**Task directions**
Will you output all of the data below exactly, omitting the images?

**Available data**

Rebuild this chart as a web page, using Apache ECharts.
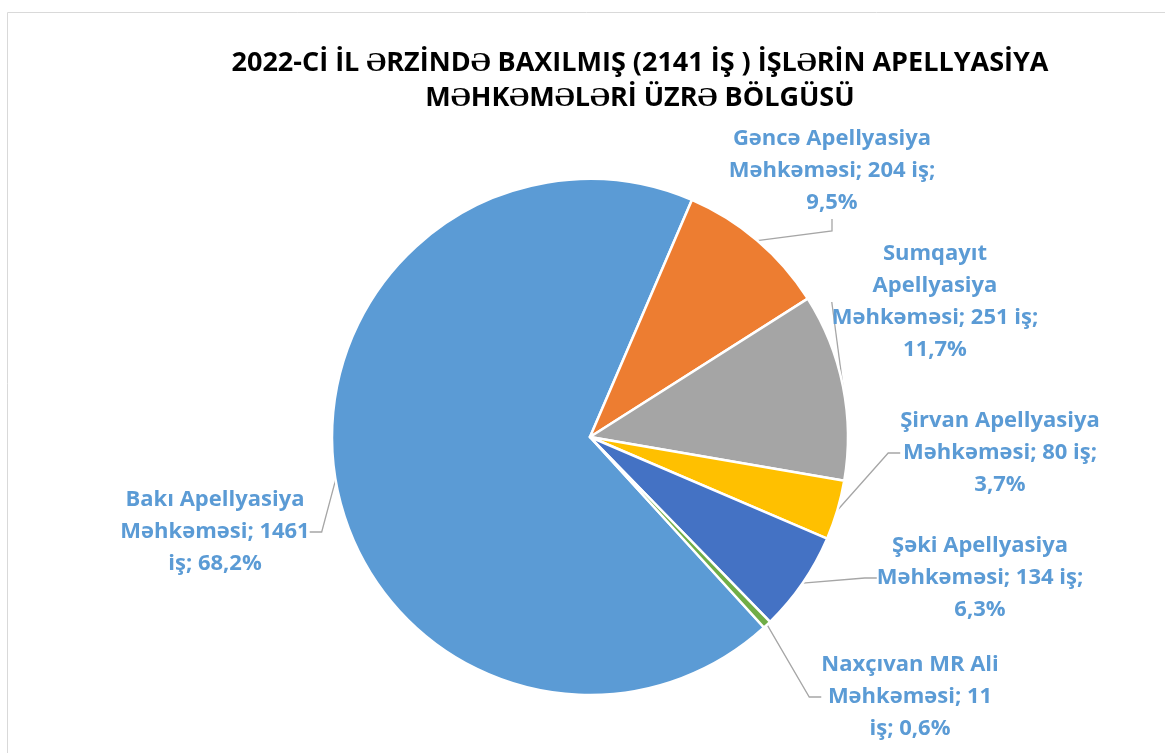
<!DOCTYPE html>
<html>
<head>
<meta charset="utf-8">
<script src="https://cdn.jsdelivr.net/npm/echarts@6/dist/echarts.min.js"></script>
<style>
html,body{margin:0;padding:0;background:#fff;overflow:hidden;}
#chart{width:1165px;height:753px;}
</style>
</head>
<body>
<div id="chart"></div>
<script>
var courts = ['Bakı Apellyasiya\nMəhkəməsi; ', 'Gəncə Apellyasiya\nMəhkəməsi; ', 'Sumqayıt\nApellyasiya\nMəhkəməsi; ', 'Şirvan Apellyasiya\nMəhkəməsi; ', 'Şəki Apellyasiya\nMəhkəməsi; ', 'Naxçıvan MR Ali\nMəhkəməsi; '];
var cases = [1461, 204, 251, 80, 134, 11];
var percents = ['68,2%', '9,5%', '11,7%', '3,7%', '6,3%', '0,6%'];
var colors = ['#5B9BD5', '#ED7D31', '#A5A5A5', '#FFC000', '#4472C4', '#70AD47'];
// where each label box sits (center), like in the excel sheet
var labelPos = [[215, 532], [832, 171], [935, 302], [1000, 453], [980, 578], [910, 697]];

var chart = echarts.init(document.getElementById('chart'));

var data = cases.map(function (v, i) {
    return {name: courts[i], value: v, itemStyle: {color: colors[i]}};
});

var option = {
    title: {
        text: '2022-Cİ İL ƏRZİNDƏ BAXILMIŞ (2141 İŞ ) İŞLƏRİN APELLYASİYA\nMƏHKƏMƏLƏRİ ÜZRƏ BÖLGÜSÜ',
        left: 635,
        top: 41,
        textAlign: 'center',
        textStyle: {
            fontFamily: 'Open Sans',
            fontWeight: 'bold',
            fontSize: 27,
            lineHeight: 35,
            color: '#000'
        }
    },
    graphic: [{
        type: 'rect',
        shape: {x: 7.5, y: 12.5, width: 1200, height: 800},
        style: {fill: 'none', stroke: '#d9d9d9', lineWidth: 1},
        silent: true
    }],
    series: [{
        type: 'pie',
        center: [590, 437],
        radius: 258,
        startAngle: -47.6,
        clockwise: true,
        animation: false,
        itemStyle: {
            borderColor: '#fff',
            borderWidth: 2.5
        },
        label: {
            show: true,
            position: 'outside',
            fontFamily: 'Open Sans',
            fontWeight: 'bold',
            fontSize: 22,
            lineHeight: 32,
            color: '#5B9BD5',
            formatter: function (p) {
                var t = p.name + p.value;
                if (p.dataIndex === 0 || p.dataIndex === 5) {
                    return t + '\niş; ' + percents[p.dataIndex];
                }
                return t + ' iş;\n' + percents[p.dataIndex];
            }
        },
        labelLine: {
            show: true,
            length: 15,
            length2: 12,
            lineStyle: {color: '#a6a6a6', width: 1.3}
        },
        labelLayout: function (params) {
            var pos = labelPos[params.dataIndex];
            return {
                x: pos[0],
                y: pos[1],
                align: 'center',
                verticalAlign: 'middle'
            };
        },
        data: data
    }]
};

chart.setOption(option);
</script>
</body>
</html>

**The response**
Rebuild this chart as a web page, using Apache ECharts.
<!DOCTYPE html>
<html>
<head>
<meta charset="utf-8">
<script src="https://cdn.jsdelivr.net/npm/echarts@6/dist/echarts.min.js"></script>
<style>
html,body{margin:0;padding:0;background:#fff;overflow:hidden;}
#chart{width:1165px;height:753px;}
</style>
</head>
<body>
<div id="chart"></div>
<script>
var courts = ['Bakı Apellyasiya\nMəhkəməsi; ', 'Gəncə Apellyasiya\nMəhkəməsi; ', 'Sumqayıt\nApellyasiya\nMəhkəməsi; ', 'Şirvan Apellyasiya\nMəhkəməsi; ', 'Şəki Apellyasiya\nMəhkəməsi; ', 'Naxçıvan MR Ali\nMəhkəməsi; '];
var cases = [1461, 204, 251, 80, 134, 11];
var percents = ['68,2%', '9,5%', '11,7%', '3,7%', '6,3%', '0,6%'];
var colors = ['#5B9BD5', '#ED7D31', '#A5A5A5', '#FFC000', '#4472C4', '#70AD47'];
// where each label box sits (center), like in the excel sheet
var labelPos = [[215, 532], [832, 171], [935, 302], [1000, 453], [980, 578], [910, 697]];

var chart = echarts.init(document.getElementById('chart'));

var data = cases.map(function (v, i) {
    return {name: courts[i], value: v, itemStyle: {color: colors[i]}};
});

var option = {
    title: {
        text: '2022-Cİ İL ƏRZİNDƏ BAXILMIŞ (2141 İŞ ) İŞLƏRİN APELLYASİYA\nMƏHKƏMƏLƏRİ ÜZRƏ BÖLGÜSÜ',
        left: 635,
        top: 41,
        textAlign: 'center',
        textStyle: {
            fontFamily: 'Open Sans',
            fontWeight: 'bold',
            fontSize: 27,
            lineHeight: 35,
            color: '#000'
        }
    },
    graphic: [{
        type: 'rect',
        shape: {x: 7.5, y: 12.5, width: 1200, height: 800},
        style: {fill: 'none', stroke: '#d9d9d9', lineWidth: 1},
        silent: true
    }],
    series: [{
        type: 'pie',
        center: [590, 437],
        radius: 258,
        startAngle: -47.6,
        clockwise: true,
        animation: false,
        itemStyle: {
            borderColor: '#fff',
            borderWidth: 2.5
        },
        label: {
            show: true,
            position: 'outside',
            fontFamily: 'Open Sans',
            fontWeight: 'bold',
            fontSize: 22,
            lineHeight: 32,
            color: '#5B9BD5',
            formatter: function (p) {
                var t = p.name + p.value;
                if (p.dataIndex === 0 || p.dataIndex === 5) {
                    return t + '\niş; ' + percents[p.dataIndex];
                }
                return t + ' iş;\n' + percents[p.dataIndex];
            }
        },
        labelLine: {
            show: true,
            length: 15,
            length2: 12,
            lineStyle: {color: '#a6a6a6', width: 1.3}
        },
        labelLayout: function (params) {
            var pos = labelPos[params.dataIndex];
            return {
                x: pos[0],
                y: pos[1],
                align: 'center',
                verticalAlign: 'middle'
            };
        },
        data: data
    }]
};

chart.setOption(option);
</script>
</body>
</html>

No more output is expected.